[GIVEN DATA]:
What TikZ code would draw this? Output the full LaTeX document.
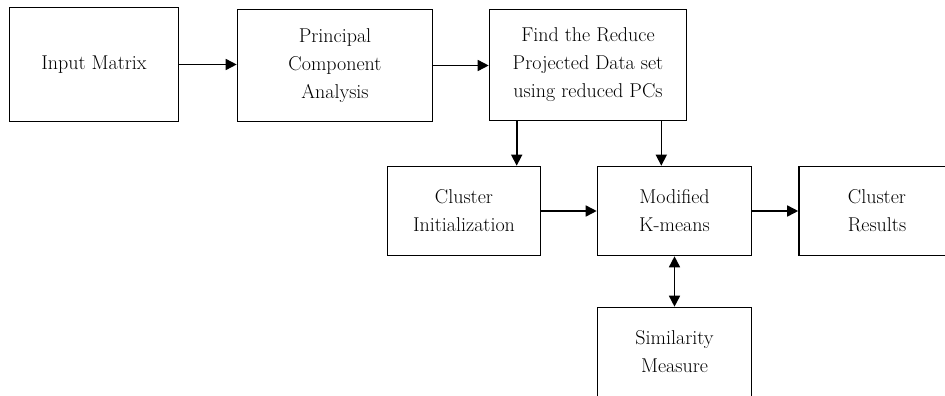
\documentclass[tikz,border=0pt]{standalone}
\usepackage{fontspec}
\usetikzlibrary{arrows.meta}
\tikzset{
  ->/.style={draw=black,line width=1.6pt,-{Triangle[length=11pt,width=11pt]}},
  <->/.style={draw=black,line width=1.6pt,{Triangle[length=11pt,width=11pt]}-{Triangle[length=11pt,width=11pt]}},
  box/.style={draw=black,line width=1.6pt,align=center,inner sep=0pt}
}
\tikzstyle{every node}=[color=black,font=\fontsize{20}{28}\selectfont]

\begin{document}
\begin{tikzpicture}[x=1pt,y=-1pt]
    \useasboundingbox (0,0) rectangle (945,396);
    \node[box,minimum width=169,minimum height=114] (input) at (94,64.5) {Input Matrix};
    \node[box,minimum width=195,minimum height=112] (pca) at (335,65.5) {Principal\\Component\\Analysis};
    \node[box,minimum width=197,minimum height=111] (find) at (588,65) {Find the Reduce\\Projected Data set\\using reduced PCs};
    \node[box,minimum width=153,minimum height=89] (init) at (464,211) {Cluster\\Initialization};
    \node[box,minimum width=154,minimum height=89] (kmeans) at (674.5,211) {Modified\\K-means};
    \node[box,minimum width=156,minimum height=89] (results) at (877,211) {Cluster\\Results};
    \node[box,minimum width=154,minimum height=89] (similar) at (674.5,352) {Similarity\\Measure};
    \coordinate (f1) at ([xshift=28]find.south west);
    \coordinate (f2) at ([xshift=-26]find.south east);
    \draw [->] (input.east) -- (input.east -| pca.west);
    \draw [->] (pca.east) -- (pca.east -| find.west);
    \draw [->] (f1) -- (f1 |- init.north);
    \draw [->] (f2) -- (f2 |- kmeans.north);
    \draw [->] (init) -- (kmeans);
    \draw [->] (kmeans) -- (results);
    \draw [<->] (kmeans) -- (similar);
\end{tikzpicture}
\end{document}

[YOUR GOAL]: Please set down each line of the data above exactly as written, without the pictures.

[REPLY TO THE TASK]:
What TikZ code would draw this? Output the full LaTeX document.
\documentclass[tikz,border=0pt]{standalone}
\usepackage{fontspec}
\usetikzlibrary{arrows.meta}
\tikzset{
  ->/.style={draw=black,line width=1.6pt,-{Triangle[length=11pt,width=11pt]}},
  <->/.style={draw=black,line width=1.6pt,{Triangle[length=11pt,width=11pt]}-{Triangle[length=11pt,width=11pt]}},
  box/.style={draw=black,line width=1.6pt,align=center,inner sep=0pt}
}
\tikzstyle{every node}=[color=black,font=\fontsize{20}{28}\selectfont]

\begin{document}
\begin{tikzpicture}[x=1pt,y=-1pt]
    \useasboundingbox (0,0) rectangle (945,396);
    \node[box,minimum width=169,minimum height=114] (input) at (94,64.5) {Input Matrix};
    \node[box,minimum width=195,minimum height=112] (pca) at (335,65.5) {Principal\\Component\\Analysis};
    \node[box,minimum width=197,minimum height=111] (find) at (588,65) {Find the Reduce\\Projected Data set\\using reduced PCs};
    \node[box,minimum width=153,minimum height=89] (init) at (464,211) {Cluster\\Initialization};
    \node[box,minimum width=154,minimum height=89] (kmeans) at (674.5,211) {Modified\\K-means};
    \node[box,minimum width=156,minimum height=89] (results) at (877,211) {Cluster\\Results};
    \node[box,minimum width=154,minimum height=89] (similar) at (674.5,352) {Similarity\\Measure};
    \coordinate (f1) at ([xshift=28]find.south west);
    \coordinate (f2) at ([xshift=-26]find.south east);
    \draw [->] (input.east) -- (input.east -| pca.west);
    \draw [->] (pca.east) -- (pca.east -| find.west);
    \draw [->] (f1) -- (f1 |- init.north);
    \draw [->] (f2) -- (f2 |- kmeans.north);
    \draw [->] (init) -- (kmeans);
    \draw [->] (kmeans) -- (results);
    \draw [<->] (kmeans) -- (similar);
\end{tikzpicture}
\end{document}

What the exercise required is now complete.